AIM-quoted companies are required to adopt a recognised corporate governance code with effect from their admission to trading on AIM: however there is no prescribed corporate governance regime in the UK for AIM companies. The Directors recognise the importance of sound corporate governance commensurate with the size and nature of the Group and the interests of its Shareholders. The QCA has published the QCA Code, a set of corporate governance guidelines, which include a code of best practice, comprising principles intended as a minimum standard, and recommendations for reporting corporate governance matters. The Board has adopted the QCA Code with effect from Admission – click here for details.
Board Members’ Responsibilities
The Directors recognise the importance of sound corporate governance and the Directors intend to observe the recommendations of the QCA Corporate Governance Code. From Admission, the Company’s website at www.iigplc.com will set out full details of the Company’s corporate governance policies and adherence to the QCA Corporate Governance Code, including where it departs from its recommendations.
The Board will meet at least four times a year to, amongst other things, review and assess the Company’s investing policy and strategy, the risk profile of the Company, the Company’s investment performance, and the performance of the Company’s service providers.
On Admission, the Board will comprise four directors, of which one will be executive and three will be nonexecutive. All of the Non-Executive directors are deemed to be independent. The Board notes that, on Admission, the Chairman will be the only executive officer on the Board, which is in breach of the guidance regarding the role in the QCA Code. As set out above, this will be a temporary position as the Board has contractually agreed the appointment of Robert Naylor as Chief Executive Officer, which will take effect on 19 February 2020, and accordingly from such time the Chairman will no longer be the sole executive officer and the Board will comprise two executive directors and three independent non-executive directors, with one of the non-executive directors serving as the Senior Independent Director.
In addition to the investment team, the Board has established an Audit and Risk Committee, a Remuneration Committee and a Nominations Committee, with formally delegated duties and responsibilities as described below.
Audit and Risk Committee
The Audit and Risk Committee will be responsible for monitoring the integrity of the Company’s financial statements, reviewing significant financial reporting issues, reviewing the effectiveness of the Company’s internal control and risk management systems and overseeing the relationship with the external auditors (including advising on their appointment, agreeing the scope of the audit and reviewing the audit findings). The Audit and Risk Committee will be responsible for compliance with the AIM Rules, including the AIM Note for Investing Companies, Disclosure Guidance and the Transparency Rules of the Financial Conduct Authority, and other legal requirements. The Audit and Risk Committee will monitor the need for an internal audit function following Admission. The Audit and Risk Committee will initially comprise Malcolm Gillies, who will act as chair, and Colin Willis and Cormac Kilty. The Audit and Risk Committee will meet at least two times a year at appropriate times in the reporting and audit cycle and otherwise as required. The Audit and Risk Committee will also meet with the Company’s external auditors.

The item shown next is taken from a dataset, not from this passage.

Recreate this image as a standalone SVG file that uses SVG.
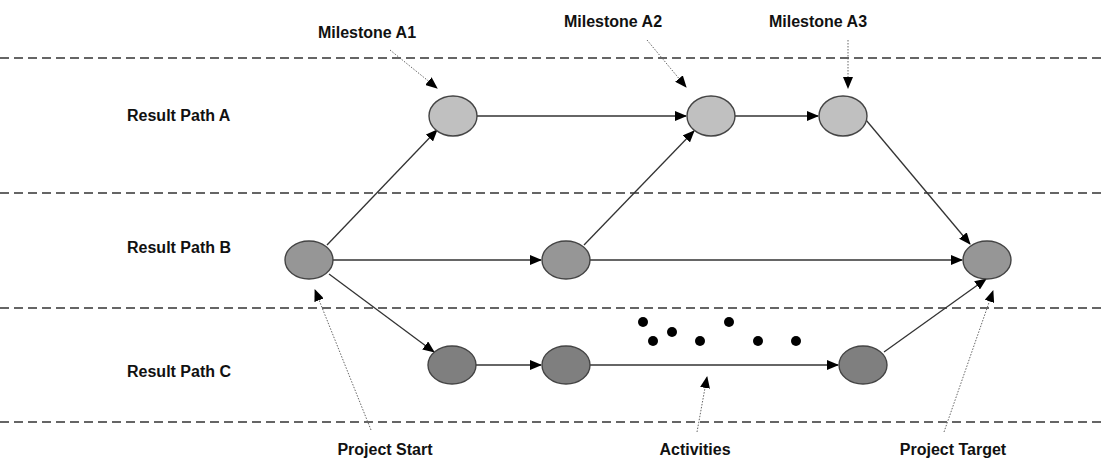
<svg xmlns="http://www.w3.org/2000/svg" width="1103" height="458" viewBox="0 0 1103 458">
<style>
.lane{stroke:#333;stroke-width:1.3;stroke-dasharray:9 5;fill:none}
.lbl{font-family:"Liberation Sans",Arial,sans-serif;font-weight:bold;font-size:16px;fill:#111}
.e{stroke:#333;stroke-width:1.3;fill:none;marker-end:url(#ah)}
.d{stroke:#666;stroke-width:1;stroke-dasharray:1.5 1.5;fill:none;marker-end:url(#ah)}
.n{stroke:#444;stroke-width:1.4}
.a{fill:#c0c0c0}.b{fill:#969696}.c{fill:#7f7f7f}
</style>
<defs>
<marker id="ah" markerWidth="12" markerHeight="10" refX="11" refY="5" orient="auto" markerUnits="userSpaceOnUse">
<path d="M0,0 L12,5 L0,10 Z" fill="#000"/>
</marker>
</defs>
<g id="lanes">
<line class="lane" x1="0" y1="58" x2="1103" y2="58"/>
<line class="lane" x1="0" y1="193" x2="1103" y2="193"/>
<line class="lane" x1="0" y1="308" x2="1103" y2="308"/>
<line class="lane" x1="0" y1="422" x2="1103" y2="422"/>
</g>
<g id="lane-labels">
<text class="lbl" x="127" y="121">Result Path  A</text>
<text class="lbl" x="127" y="253">Result Path  B</text>
<text class="lbl" x="127" y="377">Result Path  C</text>
</g>
<g id="connectors">
<line class="e" x1="327" y1="245" x2="437" y2="130"/>
<line class="e" x1="477" y1="116" x2="686" y2="116"/>
<line class="e" x1="735" y1="116" x2="818" y2="116"/>
<line class="e" x1="866" y1="120" x2="970" y2="244"/>
<line class="e" x1="333" y1="260" x2="541" y2="260"/>
<line class="e" x1="584" y1="245" x2="694" y2="131"/>
<line class="e" x1="590" y1="260" x2="962" y2="260"/>
<line class="e" x1="329" y1="274" x2="434" y2="352"/>
<line class="e" x1="476" y1="365" x2="541" y2="365"/>
<line class="e" x1="590" y1="365" x2="838" y2="365"/>
<line class="e" x1="884" y1="352" x2="986" y2="279"/>
</g>
<g id="annotations">
<line class="d" x1="390" y1="50" x2="437" y2="88"/>
<line class="d" x1="647" y1="40" x2="686" y2="87"/>
<line class="d" x1="848" y1="40" x2="848" y2="88"/>
<line class="d" x1="371" y1="430" x2="315" y2="290"/>
<line class="d" x1="697" y1="432" x2="707" y2="377"/>
<line class="d" x1="944" y1="432" x2="993" y2="291"/>
<text class="lbl" x="367" y="38" text-anchor="middle">Milestone A1</text>
<text class="lbl" x="613" y="27" text-anchor="middle">Milestone A2</text>
<text class="lbl" x="818" y="27" text-anchor="middle">Milestone A3</text>
<text class="lbl" x="385" y="455" text-anchor="middle">Project Start</text>
<text class="lbl" x="695" y="455" text-anchor="middle">Activities</text>
<text class="lbl" x="953" y="455" text-anchor="middle">Project Target</text>
</g>
<g id="node-A1"><ellipse class="n a" cx="453" cy="116" rx="24" ry="20"/></g>
<g id="node-A2"><ellipse class="n a" cx="711" cy="116" rx="24" ry="20"/></g>
<g id="node-A3"><ellipse class="n a" cx="843" cy="116" rx="24" ry="20"/></g>
<g id="node-start"><ellipse class="n b" cx="309" cy="260" rx="24" ry="19"/></g>
<g id="node-B2"><ellipse class="n b" cx="566" cy="260" rx="24" ry="19"/></g>
<g id="node-target"><ellipse class="n b" cx="987" cy="260" rx="24" ry="19"/></g>
<g id="node-C1"><ellipse class="n c" cx="452" cy="365" rx="24" ry="19"/></g>
<g id="node-C2"><ellipse class="n c" cx="566" cy="365" rx="24" ry="19"/></g>
<g id="node-C3"><ellipse class="n c" cx="863" cy="365" rx="24" ry="19"/></g>
<g id="activity-dots" fill="#000">
<circle cx="643" cy="322" r="5"/>
<circle cx="653" cy="341" r="5"/>
<circle cx="672" cy="332" r="5"/>
<circle cx="700" cy="341" r="5"/>
<circle cx="729" cy="322" r="5"/>
<circle cx="758" cy="341" r="5"/>
<circle cx="796" cy="341" r="5"/>
</g>
</svg>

The Remuneration Committee will be responsible for determining and agreeing with the Board the framework for the remuneration of the investment team, including, where appropriate the allocation of any Performance Fee payable. The remuneration of non-executive directors will be a matter for the Chairman and the CEO. No Director will be involved in any decision as to his or her own remuneration. The Remuneration Committee will initially comprise Colin Willis, who will act as chair, Malcolm Gillies, Cormac Kilty and David Evans. The Remuneration Committee will meet at least twice a year and otherwise as required.
The Nominations Committee will be responsible for identifying and nominating members of the Board, and in the case of the Board recommending directors to be appointed to each committee of the Board and the chair of each such committee. The Nominations Committee will also arrange for evaluation of the Board. The Nominations Committee will initially comprise David Evans, who will act as chair, Malcolm Gillies, Cormac Kilty and Colin Willis. The Nominations Committee will meet at least once per year and otherwise as required.
Matters reserved for the Board
The Company has adopted a policy regarding matters reserved for the full Board. Such matters include but are not limited to:
• Board appointments or removals, following recommendations from the Nominations Committee;
• The approval of any material changes to the Company’s investing policy (subject to shareholder approval);
• Approval of any change to dividend policy;
• Approval of all investments made by the Company;
• The appointment of directors to specified offices of the Board (including the Chair and Senior Independent Director);
• Contracts not in the ordinary course of business;
• Approval of any changes to the Company’s Performance Fee arrangement;
• Approval of yearly proposals regarding the funding of the Company (and any material amendments to such proposals); and
• Approval of any matter relating to litigation considered by the Board to be material to the Company.